**Work required:**
Leave out the pictures and return every entry exactly as it appears.
========================================================================
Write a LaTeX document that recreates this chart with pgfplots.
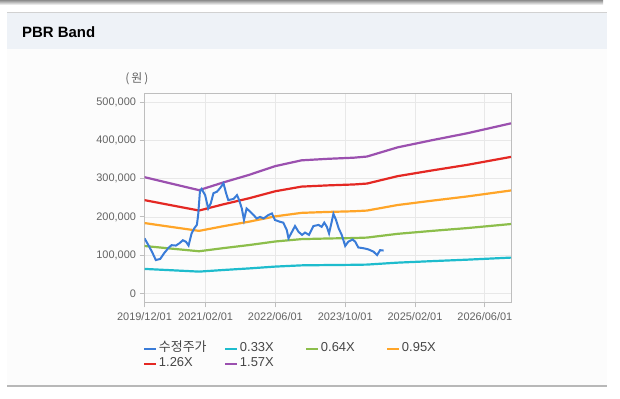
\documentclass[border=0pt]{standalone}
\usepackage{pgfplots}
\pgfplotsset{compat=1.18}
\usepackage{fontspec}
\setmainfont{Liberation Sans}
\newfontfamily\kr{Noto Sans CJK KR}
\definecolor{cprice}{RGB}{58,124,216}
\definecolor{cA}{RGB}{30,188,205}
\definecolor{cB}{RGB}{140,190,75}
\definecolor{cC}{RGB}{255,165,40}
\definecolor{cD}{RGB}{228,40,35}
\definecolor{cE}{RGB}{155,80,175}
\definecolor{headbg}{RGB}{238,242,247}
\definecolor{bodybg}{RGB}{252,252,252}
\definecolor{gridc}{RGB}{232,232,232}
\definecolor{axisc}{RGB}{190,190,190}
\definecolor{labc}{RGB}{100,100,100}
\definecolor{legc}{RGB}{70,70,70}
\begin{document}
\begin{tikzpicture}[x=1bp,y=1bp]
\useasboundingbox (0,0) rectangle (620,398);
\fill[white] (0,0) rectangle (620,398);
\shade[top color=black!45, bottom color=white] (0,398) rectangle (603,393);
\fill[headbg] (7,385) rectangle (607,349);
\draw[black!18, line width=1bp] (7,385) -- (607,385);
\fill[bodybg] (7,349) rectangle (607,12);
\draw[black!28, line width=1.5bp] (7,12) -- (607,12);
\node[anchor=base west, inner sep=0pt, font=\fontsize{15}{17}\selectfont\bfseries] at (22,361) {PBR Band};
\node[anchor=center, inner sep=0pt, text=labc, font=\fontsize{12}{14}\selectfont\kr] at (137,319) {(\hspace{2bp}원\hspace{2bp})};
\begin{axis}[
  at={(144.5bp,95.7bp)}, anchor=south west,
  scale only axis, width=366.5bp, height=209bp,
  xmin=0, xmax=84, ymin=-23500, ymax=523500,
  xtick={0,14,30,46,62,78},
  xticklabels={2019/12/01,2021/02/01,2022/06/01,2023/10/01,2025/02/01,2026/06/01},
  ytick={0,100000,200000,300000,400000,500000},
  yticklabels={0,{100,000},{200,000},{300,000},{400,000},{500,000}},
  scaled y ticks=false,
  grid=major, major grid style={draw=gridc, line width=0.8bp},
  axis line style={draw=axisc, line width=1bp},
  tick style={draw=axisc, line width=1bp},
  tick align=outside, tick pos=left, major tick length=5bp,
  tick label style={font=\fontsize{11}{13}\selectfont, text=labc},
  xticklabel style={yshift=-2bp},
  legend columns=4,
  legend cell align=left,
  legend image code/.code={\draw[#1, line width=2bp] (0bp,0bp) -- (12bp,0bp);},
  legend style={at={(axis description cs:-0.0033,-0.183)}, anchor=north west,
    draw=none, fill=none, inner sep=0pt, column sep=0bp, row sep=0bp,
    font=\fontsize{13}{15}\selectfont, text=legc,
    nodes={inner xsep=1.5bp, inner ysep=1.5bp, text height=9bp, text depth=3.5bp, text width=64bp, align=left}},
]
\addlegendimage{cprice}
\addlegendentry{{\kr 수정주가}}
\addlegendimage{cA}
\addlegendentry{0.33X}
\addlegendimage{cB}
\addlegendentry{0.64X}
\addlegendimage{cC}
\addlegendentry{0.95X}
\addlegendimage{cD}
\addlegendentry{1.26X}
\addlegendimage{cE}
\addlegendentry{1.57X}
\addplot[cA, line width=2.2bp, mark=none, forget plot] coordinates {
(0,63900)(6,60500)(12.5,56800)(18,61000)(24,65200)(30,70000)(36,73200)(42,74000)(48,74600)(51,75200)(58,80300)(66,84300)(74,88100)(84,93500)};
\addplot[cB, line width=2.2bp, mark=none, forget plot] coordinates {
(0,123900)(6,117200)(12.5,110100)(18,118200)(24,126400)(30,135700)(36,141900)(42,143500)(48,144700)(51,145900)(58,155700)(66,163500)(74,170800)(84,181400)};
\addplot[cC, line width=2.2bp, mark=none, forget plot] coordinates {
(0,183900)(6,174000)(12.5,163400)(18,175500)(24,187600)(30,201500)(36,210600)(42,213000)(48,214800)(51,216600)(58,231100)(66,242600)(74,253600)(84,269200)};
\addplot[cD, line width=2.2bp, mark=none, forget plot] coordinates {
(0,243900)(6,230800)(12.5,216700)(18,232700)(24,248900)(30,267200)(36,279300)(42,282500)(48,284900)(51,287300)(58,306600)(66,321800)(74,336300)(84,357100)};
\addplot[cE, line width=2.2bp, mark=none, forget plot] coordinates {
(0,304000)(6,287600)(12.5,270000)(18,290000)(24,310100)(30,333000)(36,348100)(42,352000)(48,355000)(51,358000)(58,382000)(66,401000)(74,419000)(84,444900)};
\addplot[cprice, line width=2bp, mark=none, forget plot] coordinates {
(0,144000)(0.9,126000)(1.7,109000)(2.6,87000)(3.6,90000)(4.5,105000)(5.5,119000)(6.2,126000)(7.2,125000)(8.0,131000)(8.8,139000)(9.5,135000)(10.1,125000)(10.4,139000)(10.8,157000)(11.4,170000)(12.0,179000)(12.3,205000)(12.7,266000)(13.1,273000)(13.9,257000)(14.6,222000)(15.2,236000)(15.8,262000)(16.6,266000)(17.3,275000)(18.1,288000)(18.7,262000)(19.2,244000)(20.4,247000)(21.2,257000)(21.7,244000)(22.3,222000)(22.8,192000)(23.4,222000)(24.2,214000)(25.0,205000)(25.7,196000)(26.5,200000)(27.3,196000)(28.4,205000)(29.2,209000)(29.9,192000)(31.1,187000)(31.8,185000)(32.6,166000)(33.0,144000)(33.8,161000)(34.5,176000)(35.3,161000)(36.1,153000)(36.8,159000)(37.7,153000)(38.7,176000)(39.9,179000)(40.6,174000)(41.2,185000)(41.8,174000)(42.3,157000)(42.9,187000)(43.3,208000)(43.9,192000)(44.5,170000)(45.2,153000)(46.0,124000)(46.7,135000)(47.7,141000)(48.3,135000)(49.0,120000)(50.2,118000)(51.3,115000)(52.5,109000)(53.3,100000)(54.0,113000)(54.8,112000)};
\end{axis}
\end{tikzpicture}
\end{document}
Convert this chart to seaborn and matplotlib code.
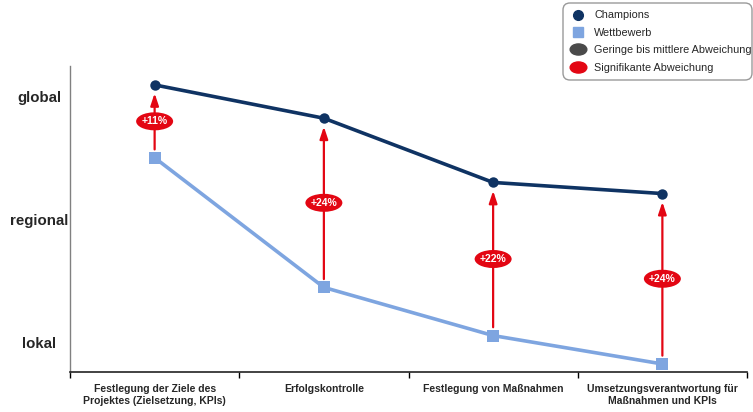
========================================================================
**The response:**
Write a LaTeX document that recreates this chart with pgfplots.
\documentclass[border=0pt]{standalone}
\usepackage{pgfplots}
\pgfplotsset{compat=1.18}
\usepackage{fontspec}
\setmainfont{Liberation Sans}
\newfontfamily\kr{Noto Sans CJK KR}
\definecolor{cprice}{RGB}{58,124,216}
\definecolor{cA}{RGB}{30,188,205}
\definecolor{cB}{RGB}{140,190,75}
\definecolor{cC}{RGB}{255,165,40}
\definecolor{cD}{RGB}{228,40,35}
\definecolor{cE}{RGB}{155,80,175}
\definecolor{headbg}{RGB}{238,242,247}
\definecolor{bodybg}{RGB}{252,252,252}
\definecolor{gridc}{RGB}{232,232,232}
\definecolor{axisc}{RGB}{190,190,190}
\definecolor{labc}{RGB}{100,100,100}
\definecolor{legc}{RGB}{70,70,70}
\begin{document}
\begin{tikzpicture}[x=1bp,y=1bp]
\useasboundingbox (0,0) rectangle (620,398);
\fill[white] (0,0) rectangle (620,398);
\shade[top color=black!45, bottom color=white] (0,398) rectangle (603,393);
\fill[headbg] (7,385) rectangle (607,349);
\draw[black!18, line width=1bp] (7,385) -- (607,385);
\fill[bodybg] (7,349) rectangle (607,12);
\draw[black!28, line width=1.5bp] (7,12) -- (607,12);
\node[anchor=base west, inner sep=0pt, font=\fontsize{15}{17}\selectfont\bfseries] at (22,361) {PBR Band};
\node[anchor=center, inner sep=0pt, text=labc, font=\fontsize{12}{14}\selectfont\kr] at (137,319) {(\hspace{2bp}원\hspace{2bp})};
\begin{axis}[
  at={(144.5bp,95.7bp)}, anchor=south west,
  scale only axis, width=366.5bp, height=209bp,
  xmin=0, xmax=84, ymin=-23500, ymax=523500,
  xtick={0,14,30,46,62,78},
  xticklabels={2019/12/01,2021/02/01,2022/06/01,2023/10/01,2025/02/01,2026/06/01},
  ytick={0,100000,200000,300000,400000,500000},
  yticklabels={0,{100,000},{200,000},{300,000},{400,000},{500,000}},
  scaled y ticks=false,
  grid=major, major grid style={draw=gridc, line width=0.8bp},
  axis line style={draw=axisc, line width=1bp},
  tick style={draw=axisc, line width=1bp},
  tick align=outside, tick pos=left, major tick length=5bp,
  tick label style={font=\fontsize{11}{13}\selectfont, text=labc},
  xticklabel style={yshift=-2bp},
  legend columns=4,
  legend cell align=left,
  legend image code/.code={\draw[#1, line width=2bp] (0bp,0bp) -- (12bp,0bp);},
  legend style={at={(axis description cs:-0.0033,-0.183)}, anchor=north west,
    draw=none, fill=none, inner sep=0pt, column sep=0bp, row sep=0bp,
    font=\fontsize{13}{15}\selectfont, text=legc,
    nodes={inner xsep=1.5bp, inner ysep=1.5bp, text height=9bp, text depth=3.5bp, text width=64bp, align=left}},
]
\addlegendimage{cprice}
\addlegendentry{{\kr 수정주가}}
\addlegendimage{cA}
\addlegendentry{0.33X}
\addlegendimage{cB}
\addlegendentry{0.64X}
\addlegendimage{cC}
\addlegendentry{0.95X}
\addlegendimage{cD}
\addlegendentry{1.26X}
\addlegendimage{cE}
\addlegendentry{1.57X}
\addplot[cA, line width=2.2bp, mark=none, forget plot] coordinates {
(0,63900)(6,60500)(12.5,56800)(18,61000)(24,65200)(30,70000)(36,73200)(42,74000)(48,74600)(51,75200)(58,80300)(66,84300)(74,88100)(84,93500)};
\addplot[cB, line width=2.2bp, mark=none, forget plot] coordinates {
(0,123900)(6,117200)(12.5,110100)(18,118200)(24,126400)(30,135700)(36,141900)(42,143500)(48,144700)(51,145900)(58,155700)(66,163500)(74,170800)(84,181400)};
\addplot[cC, line width=2.2bp, mark=none, forget plot] coordinates {
(0,183900)(6,174000)(12.5,163400)(18,175500)(24,187600)(30,201500)(36,210600)(42,213000)(48,214800)(51,216600)(58,231100)(66,242600)(74,253600)(84,269200)};
\addplot[cD, line width=2.2bp, mark=none, forget plot] coordinates {
(0,243900)(6,230800)(12.5,216700)(18,232700)(24,248900)(30,267200)(36,279300)(42,282500)(48,284900)(51,287300)(58,306600)(66,321800)(74,336300)(84,357100)};
\addplot[cE, line width=2.2bp, mark=none, forget plot] coordinates {
(0,304000)(6,287600)(12.5,270000)(18,290000)(24,310100)(30,333000)(36,348100)(42,352000)(48,355000)(51,358000)(58,382000)(66,401000)(74,419000)(84,444900)};
\addplot[cprice, line width=2bp, mark=none, forget plot] coordinates {
(0,144000)(0.9,126000)(1.7,109000)(2.6,87000)(3.6,90000)(4.5,105000)(5.5,119000)(6.2,126000)(7.2,125000)(8.0,131000)(8.8,139000)(9.5,135000)(10.1,125000)(10.4,139000)(10.8,157000)(11.4,170000)(12.0,179000)(12.3,205000)(12.7,266000)(13.1,273000)(13.9,257000)(14.6,222000)(15.2,236000)(15.8,262000)(16.6,266000)(17.3,275000)(18.1,288000)(18.7,262000)(19.2,244000)(20.4,247000)(21.2,257000)(21.7,244000)(22.3,222000)(22.8,192000)(23.4,222000)(24.2,214000)(25.0,205000)(25.7,196000)(26.5,200000)(27.3,196000)(28.4,205000)(29.2,209000)(29.9,192000)(31.1,187000)(31.8,185000)(32.6,166000)(33.0,144000)(33.8,161000)(34.5,176000)(35.3,161000)(36.1,153000)(36.8,159000)(37.7,153000)(38.7,176000)(39.9,179000)(40.6,174000)(41.2,185000)(41.8,174000)(42.3,157000)(42.9,187000)(43.3,208000)(43.9,192000)(44.5,170000)(45.2,153000)(46.0,124000)(46.7,135000)(47.7,141000)(48.3,135000)(49.0,120000)(50.2,118000)(51.3,115000)(52.5,109000)(53.3,100000)(54.0,113000)(54.8,112000)};
\end{axis}
\end{tikzpicture}
\end{document}
Convert this chart to seaborn and matplotlib code.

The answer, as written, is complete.